> Instructions for the task
Search the material for the string "that", then return every line where it is found.

────────────────

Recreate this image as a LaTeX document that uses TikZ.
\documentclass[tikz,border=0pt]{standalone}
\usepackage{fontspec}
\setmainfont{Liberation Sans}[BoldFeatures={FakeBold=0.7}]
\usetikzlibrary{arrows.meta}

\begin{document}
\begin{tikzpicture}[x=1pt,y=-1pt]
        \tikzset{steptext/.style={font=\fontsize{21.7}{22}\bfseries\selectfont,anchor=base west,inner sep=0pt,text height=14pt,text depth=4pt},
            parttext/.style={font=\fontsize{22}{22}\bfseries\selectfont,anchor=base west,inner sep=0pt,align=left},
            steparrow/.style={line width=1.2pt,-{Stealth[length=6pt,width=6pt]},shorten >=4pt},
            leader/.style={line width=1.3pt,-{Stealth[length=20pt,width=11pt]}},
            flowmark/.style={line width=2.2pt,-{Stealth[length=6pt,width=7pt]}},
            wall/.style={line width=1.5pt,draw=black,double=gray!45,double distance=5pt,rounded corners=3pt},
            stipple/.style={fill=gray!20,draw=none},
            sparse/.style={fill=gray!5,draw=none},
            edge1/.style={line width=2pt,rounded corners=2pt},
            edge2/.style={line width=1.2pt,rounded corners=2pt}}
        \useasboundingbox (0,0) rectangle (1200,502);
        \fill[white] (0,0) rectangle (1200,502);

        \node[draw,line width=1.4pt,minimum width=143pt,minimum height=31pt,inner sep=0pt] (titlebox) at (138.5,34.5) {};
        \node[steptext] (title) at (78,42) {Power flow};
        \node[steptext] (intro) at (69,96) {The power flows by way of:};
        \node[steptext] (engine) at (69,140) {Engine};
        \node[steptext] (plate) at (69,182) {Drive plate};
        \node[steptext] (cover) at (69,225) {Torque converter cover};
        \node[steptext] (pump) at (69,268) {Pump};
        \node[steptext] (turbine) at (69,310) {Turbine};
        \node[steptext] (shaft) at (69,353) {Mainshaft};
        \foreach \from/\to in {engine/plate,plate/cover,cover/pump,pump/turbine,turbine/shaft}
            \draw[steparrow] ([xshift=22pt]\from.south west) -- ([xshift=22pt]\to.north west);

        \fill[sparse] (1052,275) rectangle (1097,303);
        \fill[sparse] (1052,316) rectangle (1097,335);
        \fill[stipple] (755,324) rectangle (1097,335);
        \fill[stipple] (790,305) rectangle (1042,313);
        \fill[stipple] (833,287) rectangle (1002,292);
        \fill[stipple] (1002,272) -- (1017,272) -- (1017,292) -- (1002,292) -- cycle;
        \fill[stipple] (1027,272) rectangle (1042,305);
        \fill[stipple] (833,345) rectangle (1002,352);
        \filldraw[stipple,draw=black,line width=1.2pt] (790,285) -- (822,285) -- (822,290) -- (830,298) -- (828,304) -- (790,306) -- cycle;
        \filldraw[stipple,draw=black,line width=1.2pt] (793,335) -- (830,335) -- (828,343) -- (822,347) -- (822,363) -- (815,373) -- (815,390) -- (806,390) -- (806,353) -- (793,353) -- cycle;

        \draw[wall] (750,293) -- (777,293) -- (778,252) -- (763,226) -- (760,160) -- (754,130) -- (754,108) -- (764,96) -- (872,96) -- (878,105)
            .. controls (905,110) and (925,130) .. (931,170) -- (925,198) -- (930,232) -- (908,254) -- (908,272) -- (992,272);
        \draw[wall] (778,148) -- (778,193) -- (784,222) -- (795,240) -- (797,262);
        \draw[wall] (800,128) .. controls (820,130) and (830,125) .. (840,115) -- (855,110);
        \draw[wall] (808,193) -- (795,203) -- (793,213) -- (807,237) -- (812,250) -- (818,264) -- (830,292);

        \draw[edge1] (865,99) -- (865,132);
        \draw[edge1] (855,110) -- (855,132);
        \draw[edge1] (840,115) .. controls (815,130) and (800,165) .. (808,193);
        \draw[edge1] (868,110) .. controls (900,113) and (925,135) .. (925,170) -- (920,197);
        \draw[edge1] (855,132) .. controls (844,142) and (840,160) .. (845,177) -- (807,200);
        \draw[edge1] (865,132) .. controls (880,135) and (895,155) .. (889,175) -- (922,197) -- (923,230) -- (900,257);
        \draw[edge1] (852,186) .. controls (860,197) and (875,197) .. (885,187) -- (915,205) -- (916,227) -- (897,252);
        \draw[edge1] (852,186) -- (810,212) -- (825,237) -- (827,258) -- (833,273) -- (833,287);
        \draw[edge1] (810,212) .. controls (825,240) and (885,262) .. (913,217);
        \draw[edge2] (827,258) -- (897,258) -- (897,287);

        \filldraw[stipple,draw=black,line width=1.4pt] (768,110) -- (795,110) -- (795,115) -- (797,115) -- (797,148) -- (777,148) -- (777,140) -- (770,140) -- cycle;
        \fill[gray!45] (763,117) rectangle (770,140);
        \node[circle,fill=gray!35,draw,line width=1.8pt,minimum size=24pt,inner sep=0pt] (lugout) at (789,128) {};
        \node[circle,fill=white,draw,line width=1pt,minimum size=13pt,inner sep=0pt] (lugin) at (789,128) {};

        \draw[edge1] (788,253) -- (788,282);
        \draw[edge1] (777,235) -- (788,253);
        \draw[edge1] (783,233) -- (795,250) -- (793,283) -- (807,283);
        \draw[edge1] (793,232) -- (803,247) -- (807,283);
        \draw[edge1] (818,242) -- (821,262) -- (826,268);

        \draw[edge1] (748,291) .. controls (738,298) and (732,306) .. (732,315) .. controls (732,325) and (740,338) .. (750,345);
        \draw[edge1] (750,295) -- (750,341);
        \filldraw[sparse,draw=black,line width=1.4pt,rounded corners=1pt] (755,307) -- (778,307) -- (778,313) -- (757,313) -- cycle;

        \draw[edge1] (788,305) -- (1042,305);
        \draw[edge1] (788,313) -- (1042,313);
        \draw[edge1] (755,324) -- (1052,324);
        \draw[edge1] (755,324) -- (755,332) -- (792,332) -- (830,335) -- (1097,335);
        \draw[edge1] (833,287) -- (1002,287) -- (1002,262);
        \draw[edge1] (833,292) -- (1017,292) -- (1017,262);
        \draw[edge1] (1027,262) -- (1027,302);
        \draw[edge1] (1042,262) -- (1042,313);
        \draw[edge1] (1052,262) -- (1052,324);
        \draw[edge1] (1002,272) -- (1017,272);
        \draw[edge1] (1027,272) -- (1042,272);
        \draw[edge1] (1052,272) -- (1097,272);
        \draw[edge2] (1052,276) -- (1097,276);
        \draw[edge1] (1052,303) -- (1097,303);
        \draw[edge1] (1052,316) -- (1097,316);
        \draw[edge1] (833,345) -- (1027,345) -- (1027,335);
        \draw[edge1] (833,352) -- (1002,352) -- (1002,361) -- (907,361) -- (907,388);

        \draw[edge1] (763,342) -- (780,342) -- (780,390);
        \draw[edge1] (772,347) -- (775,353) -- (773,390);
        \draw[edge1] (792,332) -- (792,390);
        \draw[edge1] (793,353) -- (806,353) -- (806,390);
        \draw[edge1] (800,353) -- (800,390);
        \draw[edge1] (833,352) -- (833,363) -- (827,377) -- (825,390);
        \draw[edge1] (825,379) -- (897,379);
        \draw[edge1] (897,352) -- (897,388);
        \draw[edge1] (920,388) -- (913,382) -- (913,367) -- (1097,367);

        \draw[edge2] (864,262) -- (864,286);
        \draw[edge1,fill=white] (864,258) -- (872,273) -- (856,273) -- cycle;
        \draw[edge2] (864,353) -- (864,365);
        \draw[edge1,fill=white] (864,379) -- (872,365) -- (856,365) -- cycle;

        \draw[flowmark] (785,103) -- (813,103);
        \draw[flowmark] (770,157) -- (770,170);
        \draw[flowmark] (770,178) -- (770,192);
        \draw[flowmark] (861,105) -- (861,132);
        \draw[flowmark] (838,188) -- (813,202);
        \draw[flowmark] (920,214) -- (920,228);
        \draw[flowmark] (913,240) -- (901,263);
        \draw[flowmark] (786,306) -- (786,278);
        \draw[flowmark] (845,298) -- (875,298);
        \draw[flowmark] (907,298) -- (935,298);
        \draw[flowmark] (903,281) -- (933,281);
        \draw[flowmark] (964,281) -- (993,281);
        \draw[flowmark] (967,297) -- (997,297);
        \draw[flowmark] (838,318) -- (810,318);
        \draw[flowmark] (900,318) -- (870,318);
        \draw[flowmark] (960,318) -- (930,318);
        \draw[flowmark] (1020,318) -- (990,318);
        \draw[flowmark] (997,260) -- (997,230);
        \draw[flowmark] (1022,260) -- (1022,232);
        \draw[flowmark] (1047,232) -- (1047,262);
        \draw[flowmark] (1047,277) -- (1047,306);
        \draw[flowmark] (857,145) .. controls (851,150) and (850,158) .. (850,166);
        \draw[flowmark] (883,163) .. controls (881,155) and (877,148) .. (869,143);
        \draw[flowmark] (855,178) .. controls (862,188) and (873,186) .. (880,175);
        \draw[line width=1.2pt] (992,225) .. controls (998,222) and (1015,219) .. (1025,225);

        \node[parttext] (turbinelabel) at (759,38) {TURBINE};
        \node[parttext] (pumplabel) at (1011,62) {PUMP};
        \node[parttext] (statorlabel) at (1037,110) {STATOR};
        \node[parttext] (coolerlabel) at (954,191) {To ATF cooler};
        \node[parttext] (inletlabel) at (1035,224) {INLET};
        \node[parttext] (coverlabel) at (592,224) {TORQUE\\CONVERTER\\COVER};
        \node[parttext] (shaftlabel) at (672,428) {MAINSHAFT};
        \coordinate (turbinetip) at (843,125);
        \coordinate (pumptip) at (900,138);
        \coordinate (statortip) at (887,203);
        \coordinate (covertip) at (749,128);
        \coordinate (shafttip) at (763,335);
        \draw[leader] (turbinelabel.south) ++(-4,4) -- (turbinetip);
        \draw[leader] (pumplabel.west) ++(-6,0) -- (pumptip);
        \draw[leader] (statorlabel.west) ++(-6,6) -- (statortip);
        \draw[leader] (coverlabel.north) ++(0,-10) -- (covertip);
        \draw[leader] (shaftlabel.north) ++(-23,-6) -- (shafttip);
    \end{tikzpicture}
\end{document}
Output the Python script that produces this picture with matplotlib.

────────────────

> Written response
Recreate this image as a LaTeX document that uses TikZ.
Output the Python script that produces this picture with matplotlib.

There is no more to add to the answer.